6. Galling and Scuffing:
Cause: Insufficient lubrication or the use of improper lubricants can lead to galling and scuffing of gear teeth.
Solution: Choose the right lubricant with suitable additives to prevent galling and scuffing. Ensure proper lubrication intervals and monitor lubricant condition regularly.
7. Misalignment:
Cause: Improper alignment between gear shafts can cause excessive loads on gear teeth and lead to failure.
Solution: Align gears accurately during installation and perform regular alignment checks. Correct any misalignment promptly to avoid premature gear failure.
8. Thermal Overload:
Cause: Excessive operating temperatures due to inadequate cooling or overload can lead to gear failure.
Solution: Ensure proper cooling and ventilation in the gear system. Avoid overloading gears and monitor operating temperatures regularly.
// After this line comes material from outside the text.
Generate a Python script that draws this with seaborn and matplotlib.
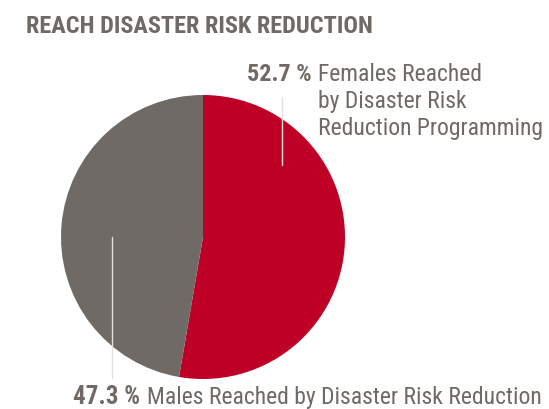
import matplotlib
matplotlib.use("Agg")
import matplotlib.pyplot as plt
import seaborn as sns

# datos
grupos = ["Females", "Males"]
porcentajes = [52.7, 47.3]
colores = ["#BE0027", "#6F6A66"]
titulo = "REACH DISASTER RISK REDUCTION"
etiqueta_f = "Females Reached\nby Disaster Risk\nReduction Programming"
etiqueta_m = "Males Reached by Disaster Risk Reduction"

sns.set_theme(style="white")
plt.rcParams["font.family"] = ["Roboto Condensed", "DejaVu Sans"]

texto_gris = "#6F6A66"

fig = plt.figure(figsize=(5.49, 4.09), dpi=100)
# eje del pastel: centro (203, 237) px, radio 142 px
ax = fig.add_axes([(203 - 142) / 549, (409 - 237 - 142) / 409, 284 / 549, 284 / 409])
ax.pie(porcentajes, colors=colores, startangle=90, counterclock=False,
       wedgeprops={"linewidth": 0})
ax.set_xlim(-1, 1)
ax.set_ylim(-1, 1)
ax.set_aspect("equal")
ax.axis("off")

# lineas guia
ax.plot([0.556, 0.556], [0.986, 0.507], color="#E3E0DE", lw=1, zorder=5)
ax.plot([-0.643, -0.643], [0.0, -0.993], color="#E3E0DE", lw=1, zorder=5, clip_on=False)

# titulo
fig.text(26 / 549, 1 - 33 / 409, titulo, fontsize=17.5, fontweight="bold",
         color=texto_gris, va="baseline", ha="left")

# etiqueta mujeres
t1 = fig.text(247 / 549, 1 - 81 / 409, f"{porcentajes[0]} %", fontsize=17.5,
              fontweight="bold", color=texto_gris, va="baseline", ha="left")
ax.annotate(etiqueta_f, xy=(1, 1), xycoords=t1, xytext=(6, 0),
            textcoords="offset pixels", va="top", ha="left",
            fontsize=17, color=texto_gris, linespacing=1.22)

# etiqueta hombres
t2 = fig.text(73 / 549, 1 - 404 / 409, f"{porcentajes[1]} %", fontsize=18,
              fontweight="bold", color=texto_gris, va="baseline", ha="left")
ax.annotate(etiqueta_m, xy=(1, 0), xycoords=t2, xytext=(7, 0),
            textcoords="offset pixels", va="bottom", ha="left",
            fontsize=17, color=texto_gris)

fig.savefig("out.png", dpi=100)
9. Corrosion and Contamination:
Cause: Corrosion and contamination can result from improper storage or exposure to harsh environments.
Solution: Protect gears from corrosive environments, and use suitable materials and coatings to resist corrosion. Keep gears clean and free from contaminants.
10. Material Defects:
Cause: Poor-quality materials or manufacturing defects can lead to gear failures.
Solution: Use high-quality materials from reputable suppliers and implement rigorous quality control during gear manufacturing.
11. Dynamic Load Fluctuations:
Cause: Rapid changes in loads during operation can cause dynamic load fluctuations and lead to gear failures.
Solution: Design gears with appropriate safety factors to handle dynamic loads. Optimize gear profiles to minimize impact forces during gear meshing.
Performing a thorough failure analysis and implementing corrective actions based on the identified causes are essential for preventing gear failures and ensuring reliable and efficient gear performance. Regular maintenance, proper gear design, and adherence to best practices in gear manufacturing and operation contribute to extending the life of helical gears and preventing costly downtime.